Records with drawing code:
***
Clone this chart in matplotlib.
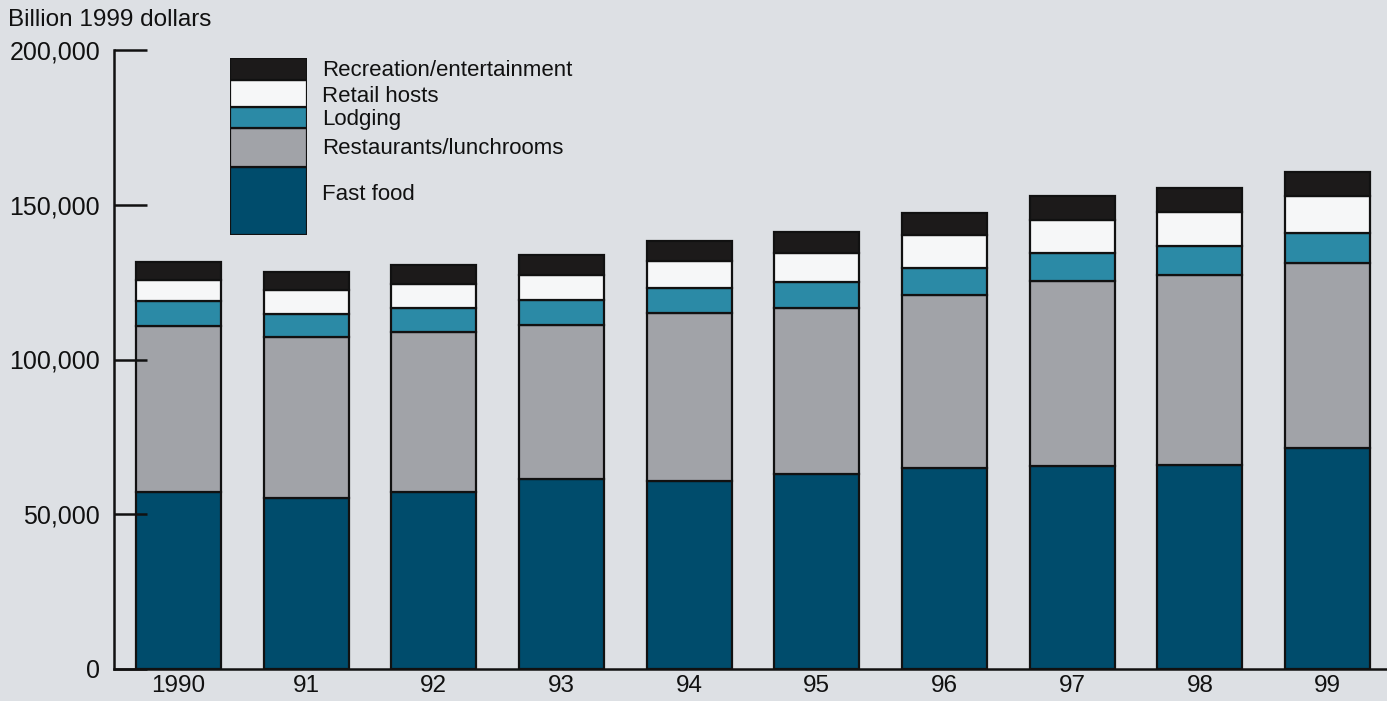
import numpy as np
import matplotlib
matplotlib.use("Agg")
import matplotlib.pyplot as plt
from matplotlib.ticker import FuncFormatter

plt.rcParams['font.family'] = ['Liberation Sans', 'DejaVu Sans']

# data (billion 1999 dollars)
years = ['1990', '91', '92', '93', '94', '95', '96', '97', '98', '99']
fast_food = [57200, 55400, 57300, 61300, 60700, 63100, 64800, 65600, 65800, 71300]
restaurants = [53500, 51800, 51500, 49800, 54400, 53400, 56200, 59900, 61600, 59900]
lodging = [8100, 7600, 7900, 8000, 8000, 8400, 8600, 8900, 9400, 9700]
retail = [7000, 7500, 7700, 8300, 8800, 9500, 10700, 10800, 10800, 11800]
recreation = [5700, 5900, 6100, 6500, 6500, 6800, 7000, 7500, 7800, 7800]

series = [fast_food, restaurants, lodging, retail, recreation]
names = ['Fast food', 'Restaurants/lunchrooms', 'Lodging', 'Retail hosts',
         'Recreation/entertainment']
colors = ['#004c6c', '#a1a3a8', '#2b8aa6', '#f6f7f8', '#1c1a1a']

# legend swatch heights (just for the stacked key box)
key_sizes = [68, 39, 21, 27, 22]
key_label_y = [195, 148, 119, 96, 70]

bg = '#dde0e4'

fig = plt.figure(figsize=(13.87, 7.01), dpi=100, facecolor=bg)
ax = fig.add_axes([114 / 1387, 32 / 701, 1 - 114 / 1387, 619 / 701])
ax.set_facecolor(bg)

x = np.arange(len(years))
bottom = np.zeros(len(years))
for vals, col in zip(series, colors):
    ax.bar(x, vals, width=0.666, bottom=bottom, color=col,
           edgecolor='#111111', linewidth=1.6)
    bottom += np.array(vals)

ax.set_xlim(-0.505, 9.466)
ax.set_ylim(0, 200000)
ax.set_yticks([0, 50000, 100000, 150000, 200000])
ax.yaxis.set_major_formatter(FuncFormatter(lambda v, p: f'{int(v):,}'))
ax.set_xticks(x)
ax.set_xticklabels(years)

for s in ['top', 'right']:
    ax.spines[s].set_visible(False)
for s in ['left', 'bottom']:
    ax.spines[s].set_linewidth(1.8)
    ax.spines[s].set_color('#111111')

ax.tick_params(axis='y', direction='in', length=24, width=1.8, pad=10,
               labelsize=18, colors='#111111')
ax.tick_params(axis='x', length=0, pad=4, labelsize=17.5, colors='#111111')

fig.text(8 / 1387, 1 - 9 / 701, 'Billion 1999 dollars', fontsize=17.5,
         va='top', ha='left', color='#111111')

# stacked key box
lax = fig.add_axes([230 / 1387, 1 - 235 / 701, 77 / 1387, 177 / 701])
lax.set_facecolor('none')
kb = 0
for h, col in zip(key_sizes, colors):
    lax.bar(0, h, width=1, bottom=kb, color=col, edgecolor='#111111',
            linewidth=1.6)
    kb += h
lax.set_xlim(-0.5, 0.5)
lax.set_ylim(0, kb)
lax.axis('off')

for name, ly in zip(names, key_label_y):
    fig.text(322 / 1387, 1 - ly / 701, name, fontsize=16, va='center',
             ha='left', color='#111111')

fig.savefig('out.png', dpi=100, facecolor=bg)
***
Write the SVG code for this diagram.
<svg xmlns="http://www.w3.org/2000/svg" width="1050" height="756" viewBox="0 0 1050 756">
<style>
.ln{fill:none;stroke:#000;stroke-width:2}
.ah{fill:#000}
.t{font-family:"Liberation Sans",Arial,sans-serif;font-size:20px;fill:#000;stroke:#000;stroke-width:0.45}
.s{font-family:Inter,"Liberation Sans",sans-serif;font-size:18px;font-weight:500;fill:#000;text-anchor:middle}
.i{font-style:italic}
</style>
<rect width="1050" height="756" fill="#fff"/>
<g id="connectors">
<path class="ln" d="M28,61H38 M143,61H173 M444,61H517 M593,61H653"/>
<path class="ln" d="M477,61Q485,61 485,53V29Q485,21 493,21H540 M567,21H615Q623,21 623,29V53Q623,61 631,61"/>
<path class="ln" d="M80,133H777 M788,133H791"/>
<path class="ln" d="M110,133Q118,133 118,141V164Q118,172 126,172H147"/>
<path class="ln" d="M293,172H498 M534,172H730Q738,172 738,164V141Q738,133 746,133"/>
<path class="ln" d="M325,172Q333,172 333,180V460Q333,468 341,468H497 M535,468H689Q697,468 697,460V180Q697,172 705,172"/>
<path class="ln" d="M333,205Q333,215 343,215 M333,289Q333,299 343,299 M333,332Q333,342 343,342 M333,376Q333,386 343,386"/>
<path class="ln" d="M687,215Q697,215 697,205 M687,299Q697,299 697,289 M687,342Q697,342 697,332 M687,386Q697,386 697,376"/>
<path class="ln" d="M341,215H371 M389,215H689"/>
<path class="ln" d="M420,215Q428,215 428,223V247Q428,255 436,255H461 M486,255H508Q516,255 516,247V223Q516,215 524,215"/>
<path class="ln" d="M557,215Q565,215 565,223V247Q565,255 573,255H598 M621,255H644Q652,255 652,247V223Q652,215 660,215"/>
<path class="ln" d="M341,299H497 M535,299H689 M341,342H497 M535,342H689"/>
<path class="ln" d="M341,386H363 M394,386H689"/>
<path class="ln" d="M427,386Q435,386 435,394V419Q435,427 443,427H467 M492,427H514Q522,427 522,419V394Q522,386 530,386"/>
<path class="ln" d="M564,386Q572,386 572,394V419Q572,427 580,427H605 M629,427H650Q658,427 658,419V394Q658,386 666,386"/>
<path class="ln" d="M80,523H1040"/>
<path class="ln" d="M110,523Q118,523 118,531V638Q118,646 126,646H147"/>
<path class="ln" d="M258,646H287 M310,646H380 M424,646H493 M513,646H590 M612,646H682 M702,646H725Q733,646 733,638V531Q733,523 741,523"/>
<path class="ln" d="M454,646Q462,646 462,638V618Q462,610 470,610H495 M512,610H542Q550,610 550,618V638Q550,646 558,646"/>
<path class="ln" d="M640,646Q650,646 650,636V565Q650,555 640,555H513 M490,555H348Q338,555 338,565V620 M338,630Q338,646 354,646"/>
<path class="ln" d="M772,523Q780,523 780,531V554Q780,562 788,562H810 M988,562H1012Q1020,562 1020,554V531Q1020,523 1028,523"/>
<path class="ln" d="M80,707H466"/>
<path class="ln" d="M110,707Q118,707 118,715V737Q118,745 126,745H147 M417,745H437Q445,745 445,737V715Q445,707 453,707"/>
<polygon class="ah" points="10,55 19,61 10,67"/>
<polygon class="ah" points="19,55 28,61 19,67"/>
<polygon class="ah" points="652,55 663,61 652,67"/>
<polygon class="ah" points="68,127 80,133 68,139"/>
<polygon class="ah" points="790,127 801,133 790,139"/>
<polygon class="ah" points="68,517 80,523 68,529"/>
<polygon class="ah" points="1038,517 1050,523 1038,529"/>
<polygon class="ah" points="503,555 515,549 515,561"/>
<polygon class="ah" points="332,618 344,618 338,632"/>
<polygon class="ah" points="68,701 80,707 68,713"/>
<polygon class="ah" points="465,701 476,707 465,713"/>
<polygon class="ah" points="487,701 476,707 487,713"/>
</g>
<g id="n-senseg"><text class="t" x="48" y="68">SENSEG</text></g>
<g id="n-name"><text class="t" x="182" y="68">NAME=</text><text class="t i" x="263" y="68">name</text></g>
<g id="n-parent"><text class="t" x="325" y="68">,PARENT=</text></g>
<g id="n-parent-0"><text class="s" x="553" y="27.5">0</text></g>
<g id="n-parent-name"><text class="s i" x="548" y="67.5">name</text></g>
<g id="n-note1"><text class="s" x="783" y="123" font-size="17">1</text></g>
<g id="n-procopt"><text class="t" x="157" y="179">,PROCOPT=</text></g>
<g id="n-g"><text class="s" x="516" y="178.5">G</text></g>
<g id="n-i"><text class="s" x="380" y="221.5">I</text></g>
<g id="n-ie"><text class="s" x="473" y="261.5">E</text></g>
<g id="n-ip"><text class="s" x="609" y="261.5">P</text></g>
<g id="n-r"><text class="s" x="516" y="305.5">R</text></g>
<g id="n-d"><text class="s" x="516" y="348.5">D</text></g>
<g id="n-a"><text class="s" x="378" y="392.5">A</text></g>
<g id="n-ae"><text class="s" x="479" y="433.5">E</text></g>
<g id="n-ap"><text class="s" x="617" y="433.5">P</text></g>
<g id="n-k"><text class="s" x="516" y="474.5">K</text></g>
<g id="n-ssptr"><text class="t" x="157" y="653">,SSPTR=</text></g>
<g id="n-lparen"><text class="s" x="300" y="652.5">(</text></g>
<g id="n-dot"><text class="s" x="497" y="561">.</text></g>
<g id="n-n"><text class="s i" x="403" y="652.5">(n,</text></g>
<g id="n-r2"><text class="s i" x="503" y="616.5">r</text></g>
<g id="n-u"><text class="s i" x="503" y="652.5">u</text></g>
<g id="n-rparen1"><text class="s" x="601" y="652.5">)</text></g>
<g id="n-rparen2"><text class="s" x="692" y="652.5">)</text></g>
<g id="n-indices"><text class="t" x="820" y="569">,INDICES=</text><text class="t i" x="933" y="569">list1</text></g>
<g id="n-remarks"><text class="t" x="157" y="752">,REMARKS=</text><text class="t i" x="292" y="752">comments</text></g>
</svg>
***
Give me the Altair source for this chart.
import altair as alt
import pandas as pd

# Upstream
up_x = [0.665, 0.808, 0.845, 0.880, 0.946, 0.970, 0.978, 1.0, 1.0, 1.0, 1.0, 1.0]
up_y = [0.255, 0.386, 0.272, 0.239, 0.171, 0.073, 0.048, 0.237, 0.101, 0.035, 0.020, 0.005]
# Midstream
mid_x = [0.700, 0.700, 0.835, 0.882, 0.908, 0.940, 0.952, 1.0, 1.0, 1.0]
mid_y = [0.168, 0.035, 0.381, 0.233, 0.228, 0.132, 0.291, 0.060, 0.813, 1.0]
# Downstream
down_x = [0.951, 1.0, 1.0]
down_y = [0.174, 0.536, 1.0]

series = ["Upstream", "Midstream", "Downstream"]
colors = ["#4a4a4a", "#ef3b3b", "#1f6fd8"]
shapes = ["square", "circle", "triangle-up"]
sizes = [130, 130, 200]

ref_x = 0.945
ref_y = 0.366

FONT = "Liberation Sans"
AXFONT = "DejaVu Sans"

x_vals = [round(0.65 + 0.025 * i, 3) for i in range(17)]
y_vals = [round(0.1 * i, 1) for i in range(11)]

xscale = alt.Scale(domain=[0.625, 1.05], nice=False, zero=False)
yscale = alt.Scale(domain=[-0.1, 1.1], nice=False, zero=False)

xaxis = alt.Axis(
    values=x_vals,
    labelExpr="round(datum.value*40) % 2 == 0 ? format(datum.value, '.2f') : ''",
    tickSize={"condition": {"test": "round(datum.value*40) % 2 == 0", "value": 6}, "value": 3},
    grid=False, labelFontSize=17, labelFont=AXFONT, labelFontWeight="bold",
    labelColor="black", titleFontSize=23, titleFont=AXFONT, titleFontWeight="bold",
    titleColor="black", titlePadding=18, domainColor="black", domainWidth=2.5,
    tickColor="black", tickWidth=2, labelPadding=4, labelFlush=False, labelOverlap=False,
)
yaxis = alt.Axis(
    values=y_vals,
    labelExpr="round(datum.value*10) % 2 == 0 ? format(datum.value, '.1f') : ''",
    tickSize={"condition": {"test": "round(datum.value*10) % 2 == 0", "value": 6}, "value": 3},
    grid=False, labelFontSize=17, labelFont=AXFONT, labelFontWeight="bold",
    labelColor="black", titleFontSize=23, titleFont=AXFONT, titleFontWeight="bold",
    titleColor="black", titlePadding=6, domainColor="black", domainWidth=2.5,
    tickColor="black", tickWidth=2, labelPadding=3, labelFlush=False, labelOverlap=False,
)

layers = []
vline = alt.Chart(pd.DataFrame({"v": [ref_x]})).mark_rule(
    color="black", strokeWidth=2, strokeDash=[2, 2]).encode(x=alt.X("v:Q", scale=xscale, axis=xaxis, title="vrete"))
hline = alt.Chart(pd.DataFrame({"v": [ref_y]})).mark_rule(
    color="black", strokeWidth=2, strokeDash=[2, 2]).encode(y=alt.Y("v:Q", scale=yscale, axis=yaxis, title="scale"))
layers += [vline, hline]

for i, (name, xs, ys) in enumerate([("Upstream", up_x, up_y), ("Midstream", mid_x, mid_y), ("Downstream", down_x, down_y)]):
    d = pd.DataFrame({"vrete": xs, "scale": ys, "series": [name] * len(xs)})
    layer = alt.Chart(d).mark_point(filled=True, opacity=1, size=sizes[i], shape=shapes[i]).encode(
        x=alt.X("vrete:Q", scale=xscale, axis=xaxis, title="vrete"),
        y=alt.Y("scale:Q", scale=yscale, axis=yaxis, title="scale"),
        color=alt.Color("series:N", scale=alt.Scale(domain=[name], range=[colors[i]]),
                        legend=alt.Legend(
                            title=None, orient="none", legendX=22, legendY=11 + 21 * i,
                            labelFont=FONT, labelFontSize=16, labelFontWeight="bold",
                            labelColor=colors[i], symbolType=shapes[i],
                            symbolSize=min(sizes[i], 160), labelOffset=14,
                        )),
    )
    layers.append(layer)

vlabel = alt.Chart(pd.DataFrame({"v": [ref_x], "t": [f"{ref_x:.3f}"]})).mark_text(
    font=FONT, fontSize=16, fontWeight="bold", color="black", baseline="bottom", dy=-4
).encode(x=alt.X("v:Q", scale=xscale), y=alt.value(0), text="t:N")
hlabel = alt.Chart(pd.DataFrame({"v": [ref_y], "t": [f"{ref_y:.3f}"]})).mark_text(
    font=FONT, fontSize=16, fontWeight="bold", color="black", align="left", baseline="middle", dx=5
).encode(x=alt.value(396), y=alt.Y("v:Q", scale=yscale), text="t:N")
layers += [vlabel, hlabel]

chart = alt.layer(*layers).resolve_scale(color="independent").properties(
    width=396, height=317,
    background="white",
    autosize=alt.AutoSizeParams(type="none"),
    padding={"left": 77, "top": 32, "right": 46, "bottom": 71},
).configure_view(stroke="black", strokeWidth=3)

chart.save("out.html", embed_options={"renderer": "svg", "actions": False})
***
*REQUIREMENT*
Give only the lines from the one with "Clone this chart in matplotlib." to the one with "plt.rcParams['font.family'] = ['Liberation", both included, again and exactly; leave the images out.

*EXERCISE RESULT*
Clone this chart in matplotlib.
import numpy as np
import matplotlib
matplotlib.use("Agg")
import matplotlib.pyplot as plt
from matplotlib.ticker import FuncFormatter

plt.rcParams['font.family'] = ['Liberation Sans', 'DejaVu Sans']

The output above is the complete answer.